Ha la passione dell'imprevisto. È un Dio in agguato

ulisseLo ritroveremo beato sugli altari, magari stretto e costretto in qualche capitello appositamente creato, nascosto gentilmente dentro qualche tecla o più semplicemente condannato a starsene quieto dentro gli spazi angusti delle chiese moderne. La speranza è che anche in questa sua nuova situazione – che tanto infastidirebbe il suo animo viaggiatore – sappia infondere speranza e coraggio ad un’umanità alla disperata ricerca di un leader spirituale che sia capace di infondere in essa la bellezza della Verità. Hanno anche pensato ad una data in cui commemorarlo ogni anno (il 22 ottobre): ma anche qui l’auspicio è che da Lassù si rifiuti del limite cronologico e continui ad urlare alla sua Chiesa l’obbligo felice di testimoniare Gesù Cristo prima di tutto il resto. Domani ci metteranno la firma: la formalità nelle istituzioni sfiora il dogma. Eppure per la gente Giovanni Paolo II era già santo ancora in vita. Ci compiace pensare che anche la Chiesa ne abbia attestato le virtù eroiche e lo stile di santità. Così da domani nessuno potrà più impedire al popolo cristiano di inginocchiarsi di fronte ad un uomo che ha saputo catalizzare attorno a Cristo il mondo intero.
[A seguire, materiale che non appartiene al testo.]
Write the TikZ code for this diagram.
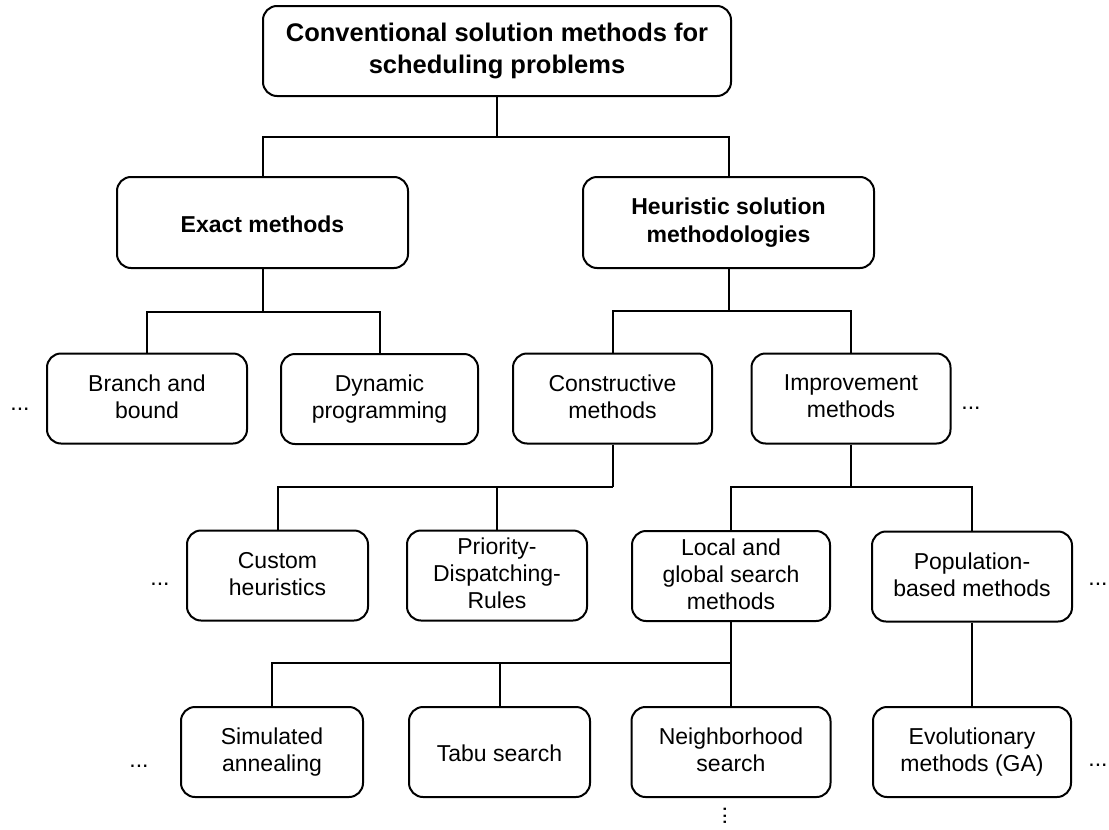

Da domani abbiamo un beato in più che – ci perdonino i validi difensori del cristianesimo medievale e tridentino – spingerà il vento dello Spirito a soffiare forte su tutti coloro che si sono innamorati del suo stile: cercare i lontani per accendere in loro il desiderio di Dio. Cosicchè nessuno ci potrà più costringere ad abitare controvoglia le sacrestie delle Chiese ma saremo liberi di correre laddove la gente vive per annunciare loro un incontro, quello con Cristo, che ci ha cambiato la vita. Non ce lo potranno più vietare, perchè hanno reso beato un uomo che meglio di tutti ha dimostrato la validità di tale percorso. E in un mondo dove si raccomanda sempre di “imparare dai più bravi” da domani mattina una fetta di chiesa troverà il suo beato patrono al quale ispirarsi. Una certa stampa faziosa l’ha condannato ad essere il “Papa dei giovani”: grande merito a colui che più di tutti ha avuto il coraggio di costruire una scommessa con i giovani e di vincerla. In realtà è stato un Papa che ha parlato agli adulti in termini di responsabilità, alle donne in termini di dignità, ai potenti in termini di onestà. Un Papa che ha guardato negli occhi Fidel Castro, il dittatore cileno Pinochet e Alì Agca: ha gridato, ha pianto, ha chiesto scusa. Lo definiscono “il papa dei giovani” per sminuirne la portata di ventotto anni di passione per Cristo: in realtà la differenza è che i giovani lo stavano ad ascoltare mentre agli adulti un Papa così dritto nei pensieri e nei gesti stava un po’ scomodo.
Volevano far credere – per mascherare beceri giochi di potere dentro la Chiesa – che un Papa vecchio e tremante non nobilita la Chiesa che rappresenta. Hanno fatto la gara per mostrare insopportabili dettagli, l’hanno ridicolizzato sarcasticamente, troppo spesso le telecamere ne hanno inquadrato le mani tremanti e il filo di bava che colava dalla bocca. Eppure le anime giovani – per natura tese alla ricerca della perfezione estetica più elevata – si sono inginocchiate di fronte al grado massimo della bruttezza dentro la quale già vedevano sorgere raggi luminosi di un cristianesimo dell’innamoramento.
Da domani ci sarà una chiesa più ecumenica al suo interno: chi rimpiange il passato non dovrà fare altro che entrare nella basilica di San Paolo e contemplare i medaglioni che ritraggono i volti dei vecchi Papi. Per chi avrà il coraggio di rischiare per rimanere fedele ci sarà un beato che, allergico ai posti chiusi, continuerà a campeggiare come novello Ulisse di un popolo innamorato e festoso.
Quel senso di festa che tanto infastidirà il popolo dei dinosauri.